The BBC Writes (Source)

The story of a famous London cafe is to be told in a stage musical written by one of its most famous customers, Eurythmics star Dave Stewart.

Stewart is writing Bar Italia about the Soho cafe of the same name, which was one of London’s first continental coffee shops when it opened in 1949.

He is working with Porridge and The Likely Lads writer Ian La Frenais.

Stewart said: “This coffee shop is very small but what goes on in there is as big as the world.”

The musician and songwriter has just finished writing the score for a stage musical based on the movie Ghost, which opens in Manchester in March.

Bar Italia, his next project, has been inspired by the Polledri family, who opened Bar Italia to cater for immigrants in London’s Italian quarter, and who still run the cafe.

“It’s about la famiglia – about an Italian family out of place in the middle of Soho, where there are strip joints and everything, and they’re a little Catholic family opening a coffee shop,” Stewart said.

“You’ve already got that great juxtaposition.”

The show will tell the fictional story of the owners’ son, who is lined up to take over the cafe but becomes involved with local criminals.

Stewart will be able to draw on the real cafe’s colourful history. It was opened by US superstars Bud Abbott and Lou Costello, and has continued to be a favoured haunt of celebrities ranging from Rocky Marciano to Francis Ford Coppola.

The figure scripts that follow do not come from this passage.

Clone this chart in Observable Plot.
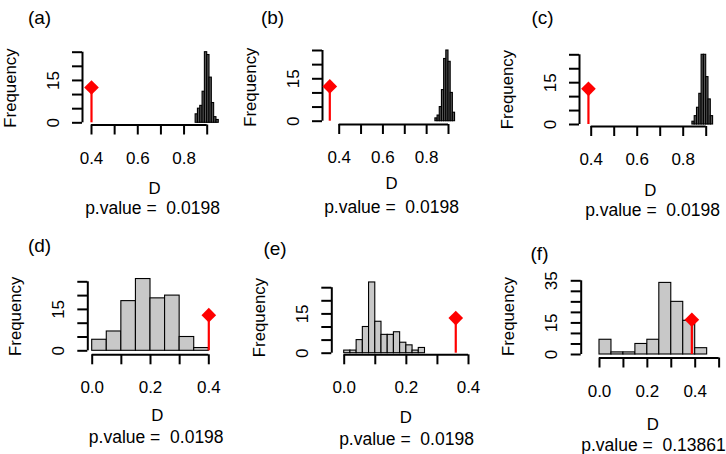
<!DOCTYPE html>
<html>
<head>
<meta charset="utf-8">
<script src="https://cdn.jsdelivr.net/npm/d3@7"></script>
<script src="https://cdn.jsdelivr.net/npm/@observablehq/plot@0.6"></script>
<style>
  html, body { margin: 0; padding: 0; background: #ffffff; }
  #chart { position: relative; width: 726px; height: 454px; overflow: hidden; background: #ffffff; }
  #chart svg { position: absolute; overflow: visible; }
  #chart [aria-label="x-axis tick"], #chart [aria-label="y-axis tick"] { stroke-width: 2px; }
</style>
</head>
<body>
<div id="chart"></div>
<script>
// ---------------- data ----------------
const panelTags = ["(a)", "(b)", "(c)", "(d)", "(e)", "(f)"];
const pValueText = ["0.0198", "0.0198", "0.0198", "0.0198", "0.0198", "0.13861"];
const axisTitle = "D";
const freqTitle = "Frequency";

// histogram bins: first break and bin width, then counts per bin
const binStarts = [0.85, 0.84, 0.84, 0, 0, 0];
const binWidths = [0.01, 0.01, 0.01, 0.05, 0.02, 0.05];
const countsA = [3, 5, 6, 11, 25, 24, 16, 7, 2, 1];
const countsB = [1, 2, 5, 11, 22, 25, 21, 10, 3];
const countsC = [1, 3, 6, 11, 25, 25, 17, 9, 3];
const countsD = [4, 7, 18, 26, 19, 20, 5, 1];
const countsE = [1, 1, 5, 10, 27, 12, 7, 7, 8, 4, 3, 1, 2];
const countsF = [7, 1, 1, 5, 7, 34, 25, 16, 3];
const allCounts = [countsA, countsB, countsC, countsD, countsE, countsF];

// observed statistic (red line + diamond)
const observedD = [0.40, 0.357, 0.388, 0.40, 0.359, 0.386];
const markerFreq = [12.5, 12.3, 12.8, 12.9, 13.4, 16.5];

// ticks and tick labels
const xTicksTop = [0.4, 0.5, 0.6, 0.7, 0.8, 0.9];
const xLabelsTop = [0.4, 0.6, 0.8];
const xTicksD = [0, 0.1, 0.2, 0.3, 0.4];
const xTicksF = [0, 0.1, 0.2, 0.3, 0.4, 0.5];
const xLabelsBottom = [0, 0.2, 0.4];
const yTicks25 = [0, 5, 10, 15, 20, 25];
const yTicks35 = [0, 5, 10, 15, 20, 25, 30, 35];
const yLabels25 = [0, 15];
const yLabels35 = [0, 15, 35];

const xTickSets = [xTicksTop, xTicksTop, xTicksTop, xTicksD, xTicksD, xTicksF];
const xLabelSets = [xLabelsTop, xLabelsTop, xLabelsTop, xLabelsBottom, xLabelsBottom, xLabelsBottom];
const yTickSets = [yTicks25, yTicks25, yTicks25, yTicks25, yTicks25, yTicks35];
const yLabelSets = [yLabels25, yLabels25, yLabels25, yLabels25, yLabels25, yLabels35];

// ---------------- layout (pixels, per panel) ----------------
const PW = 242, PH = 227;
const layout = [
  {ox: 0,   oy: 0,   frame: [82, 50.5, 226, 124.5],   xCal: [0.4, 91, 0.9, 206.7],  yCal: [0, 122.3, 25, 51.7], tag: [39, 17.5],   dPos: [154, 188.3],   pPos: [152, 208.3], barFill: "#555555"},
  {ox: 242, oy: 0,   frame: [80, 49.4, 218, 124],     xCal: [0.4, 96.7, 0.9, 206],  yCal: [0, 120.7, 25, 50],   tag: [30, 17.5],   dPos: [149, 183],     pPos: [149, 206.7], barFill: "#555555"},
  {ox: 484, oy: 0,   frame: [95, 52, 237, 126],       xCal: [0.4, 106.7, 0.9, 221.7], yCal: [0, 124, 25, 54.3], tag: [58, 17.5],   dPos: [165.7, 190],   pPos: [168, 210],   barFill: "#555555"},
  {ox: 0,   oy: 227, frame: [87.3, 50.3, 224.7, 127.3], xCal: [0, 91.7, 0.4, 208.3], yCal: [0, 123.3, 25, 54.3], tag: [39, 18.3],  dPos: [156.7, 188.3], pPos: [155.7, 210], barFill: "#c8c8c8"},
  {ox: 242, oy: 227, frame: [89.3, 52.7, 237.7, 127.3], xCal: [0, 101.7, 0.4, 226], yCal: [0, 125.7, 25, 60.2], tag: [32.5, 21.7], dPos: [163.3, 190],   pPos: [164, 211.7], barFill: "#c8c8c8"},
  {ox: 484, oy: 227, frame: [96.7, 47.3, 240.3, 130.5], xCal: [0, 115, 0.4, 210.7], yCal: [0, 127, 35, 53.3],  tag: [55, 26.7],   dPos: [168.3, 196.7], pPos: [169, 218.3], barFill: "#c8c8c8"}
];

const FONT = "'Liberation Sans', Arial, Helvetica, sans-serif";
const inv = (cal, px) => cal[0] + (px - cal[1]) * (cal[2] - cal[0]) / (cal[3] - cal[1]);
const fmtX = d3.format(".1f");

const chart = document.getElementById("chart");

panelTags.forEach((tag, i) => {
  const L = layout[i];
  const [left, top, right, bottom] = L.frame;
  const xDomain = [inv(L.xCal, left), inv(L.xCal, right)];
  const yDomain = [inv(L.yCal, bottom), inv(L.yCal, top)];
  const bins = allCounts[i].map((c, k) => ({
    x1: binStarts[i] + k * binWidths[i],
    x2: binStarts[i] + (k + 1) * binWidths[i],
    count: c
  }));
  const obs = [{d: observedD[i], h: markerFreq[i]}];
  const xT = xTickSets[i], xL = xLabelSets[i], yT = yTickSets[i], yL = yLabelSets[i];

  const svg = Plot.plot({
    width: PW,
    height: PH,
    marginLeft: left,
    marginRight: PW - right,
    marginTop: top,
    marginBottom: PH - bottom,
    style: {fontFamily: FONT, fontSize: "17px", color: "#000", background: "transparent", overflow: "visible"},
    x: {
      domain: xDomain,
      ticks: xT,
      tickSize: 10,
      tickPadding: 16.5,
      tickFormat: d => (xL.includes(d) ? fmtX(d) : ""),
      label: null
    },
    y: {
      domain: yDomain,
      ticks: yT,
      tickSize: 10,
      tickPadding: 14,
      tickRotate: -90,
      tickFormat: d => (yL.includes(d) ? String(d) : ""),
      label: null
    },
    marks: [
      Plot.rectY(bins, {x1: "x1", x2: "x2", y1: 0, y2: "count", fill: L.barFill, stroke: "#000", strokeWidth: 1.1}),
      Plot.ruleY([yDomain[0]], {x1: xT[0], x2: xT[xT.length - 1], stroke: "#000", strokeWidth: 2}),
      Plot.ruleX([xDomain[0]], {y1: yT[0], y2: yT[yT.length - 1], stroke: "#000", strokeWidth: 2}),
      Plot.ruleX(obs, {x: "d", y1: 0, y2: "h", stroke: "#ff0000", strokeWidth: 2.2}),
      Plot.dot(obs, {x: "d", y: "h", symbol: "diamond2", r: 6.6, fill: "#ff0000", stroke: "none"}),
      Plot.text([freqTitle], {text: d => d, frameAnchor: "left", rotate: -90, dx: -67, textAnchor: "middle", lineAnchor: "bottom", fontSize: 16.8}),
      Plot.text([tag], {text: d => d, frameAnchor: "top-left", dx: L.tag[0] - left, dy: L.tag[1] - top, textAnchor: "middle", lineAnchor: "middle", fontSize: 19}),
      Plot.text([axisTitle], {text: d => d, frameAnchor: "top-left", dx: L.dPos[0] - left, dy: L.dPos[1] - top, textAnchor: "middle", lineAnchor: "middle", fontSize: 16.8}),
      Plot.text(["p.value =  " + pValueText[i]], {text: d => d, frameAnchor: "top-left", dx: L.pPos[0] - left, dy: L.pPos[1] - top, textAnchor: "middle", lineAnchor: "middle", fontSize: 17.5})
    ]
  });
  svg.style.position = "absolute";
  svg.style.left = L.ox + "px";
  svg.style.top = L.oy + "px";
  chart.appendChild(svg);
});
</script>
</body>
</html>
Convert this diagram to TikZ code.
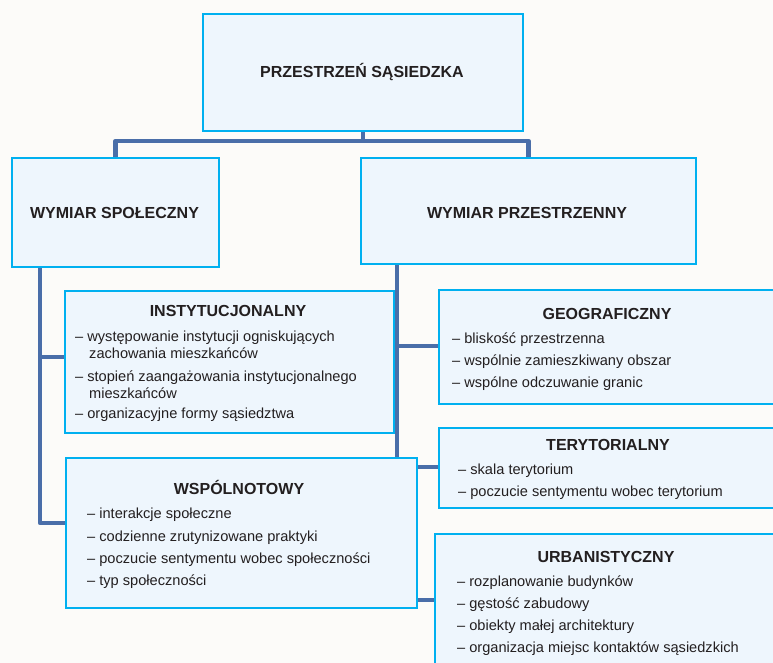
\documentclass[tikz,border=0pt]{standalone}
\usepackage{fontspec}
\setmainfont{Liberation Sans}
\definecolor{bord}{HTML}{00B0F0}
\definecolor{boxf}{HTML}{EEF6FD}
\definecolor{connc}{HTML}{4A6EA9}
\definecolor{txt}{HTML}{231F20}
\definecolor{bgc}{HTML}{FCFBF9}
\pgfdeclarelayer{back}
\pgfdeclarelayer{paper}
\pgfsetlayers{paper,back,main}
\begin{document}
\begin{tikzpicture}[x=1pt,y=-1pt,
 box/.style={draw=bord, line width=2pt, fill=boxf, anchor=north west, inner sep=0pt},
 conn/.style={draw=connc, line width=4.5pt, line join=round},
 head/.style={font=\fontsize{16}{19}\selectfont\bfseries, text=txt, inner sep=0pt, anchor=base},
 item/.style={font=\fontsize{14.6}{17}\selectfont, text=txt, inner sep=0pt, anchor=base west}]

\begin{pgfonlayer}{paper}
\fill[bgc] (0,0) rectangle (773,663);
\end{pgfonlayer}
\useasboundingbox (0,0) rectangle (773,663);

% boxes
\node[box, minimum width=320pt, minimum height=117pt] (top) at (202,13) {};
\node[box, minimum width=207pt, minimum height=109pt] (ws) at (11,157) {};
\node[box, minimum width=335pt, minimum height=106pt] (wp) at (360,157) {};
\node[box, minimum width=329pt, minimum height=142pt] (inst) at (64,290) {};
\node[box, minimum width=351pt, minimum height=150pt] (wsp) at (65,457) {};
\node[box, minimum width=340pt, minimum height=114pt] (geo) at (438,289) {};
\node[box, minimum width=340pt, minimum height=80pt] (ter) at (438,427) {};
\node[box, minimum width=343pt, minimum height=135pt] (urb) at (434,533) {};

% helper coordinates
\coordinate (bus) at (0,141);
\coordinate (L) at (40,0);
\coordinate (R) at (397,0);
\coordinate (yA) at (0,357);
\coordinate (yB) at (0,523);
\coordinate (yG) at (0,346);
\coordinate (yT) at (0,467);
\coordinate (yU) at (0,600);

% connectors
\begin{pgfonlayer}{back}
\draw[conn] (ws.north) |- (bus -| top.south) -| (wp.north);
\draw[conn] (top.south) -- (bus -| top.south);
\draw[conn] (ws.south -| L) |- (wsp.west |- yB);
\draw[conn] (L |- yA) -- (inst.west |- yA);
\draw[conn] (wp.south -| R) -- (wsp.north -| R);
\draw[conn] (R |- yG) -- (geo.west |- yG);
\draw[conn] (wsp.east |- yT) -- (ter.west |- yT);
\draw[conn] (wsp.east |- yU) -- (urb.west |- yU);
\end{pgfonlayer}

% headings
\node[head] (t1) at (362,78) {PRZESTRZEŃ SĄSIEDZKA};
\node[head] (t2) at (114.5,218) {WYMIAR SPOŁECZNY};
\node[head] (t3) at (527,218) {WYMIAR PRZESTRZENNY};
\node[head] (h1) at (228,316) {INSTYTUCJONALNY};
\node[head] (h2) at (239,494) {WSPÓLNOTOWY};
\node[head] (h3) at (607,319) {GEOGRAFICZNY};
\node[head] (h4) at (608,450) {TERYTORIALNY};
\node[head] (h5) at (606,562) {URBANISTYCZNY};

% items
\foreach \xx/\yy/\t [count=\k] in {75/341/– występowanie instytucji ogniskujących,
  89/358/zachowania mieszkańców,
  75/381/– stopień zaangażowania instytucjonalnego,
  89/398/mieszkańców,
  75/418/– organizacyjne formy sąsiedztwa}
  \node[item] (ia-\k) at (\xx,\yy) {\t};
\foreach \yy/\t [count=\k] in {518/– interakcje społeczne,
  541/– codzienne zrutynizowane praktyki,
  563/– poczucie sentymentu wobec społeczności,
  585/– typ społeczności}
  \node[item] (ib-\k) at (87,\yy) {\t};
\foreach \yy/\t [count=\k] in {343/– bliskość przestrzenna,
  365/– wspólnie zamieszkiwany obszar,
  387/– wspólne odczuwanie granic}
  \node[item] (ic-\k) at (452,\yy) {\t};
\foreach \yy/\t [count=\k] in {474/– skala terytorium,
  496/– poczucie sentymentu wobec terytorium}
  \node[item] (id-\k) at (458,\yy) {\t};
\foreach \yy/\t [count=\k] in {586/– rozplanowanie budynków,
  608/– gęstość zabudowy,
  630/– obiekty małej architektury,
  652/– organizacja miejsc kontaktów sąsiedzkich}
  \node[item] (ie-\k) at (457,\yy) {\t};
\end{tikzpicture}
\end{document}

It was used by Sade as the location for a photoshoot to promote Smooth Operator.

Pulp wrote a song about it and it was recreated for the 1986 movie Absolute Beginners, starring David Bowie.

The cafe was also in the thick of Soho’s gang culture, with notorious fights taking place outside and customers with mob connections.

“My father used to bring me down in the 70s and it used to be like a scene out of Goodfellas or A Bronx Tale,” says manager Antonio Polledri, grandson of the founders Luigi and Caterina.

“The Maltese and Italians used to be standing on the streets, some with string vests on. Everybody that my father introduced me to had a nickname – there was Russian Bill, French Lou, Joe the Crow.

“It was a very colourful period. Easy money was coming, easy money was going.”

Stewart, a regular patron, has previously written the score for a stage production of the cult 1968 film Barbarella as well as Ghost, which starred Patrick Swayze and Demi Moore on the big screen.

Ghost – the Musical will star former Coronation Street star Richard Fleeshman and Canadian actress Caissie Levy. It will open at the Manchester Opera House before moving to London’s West End.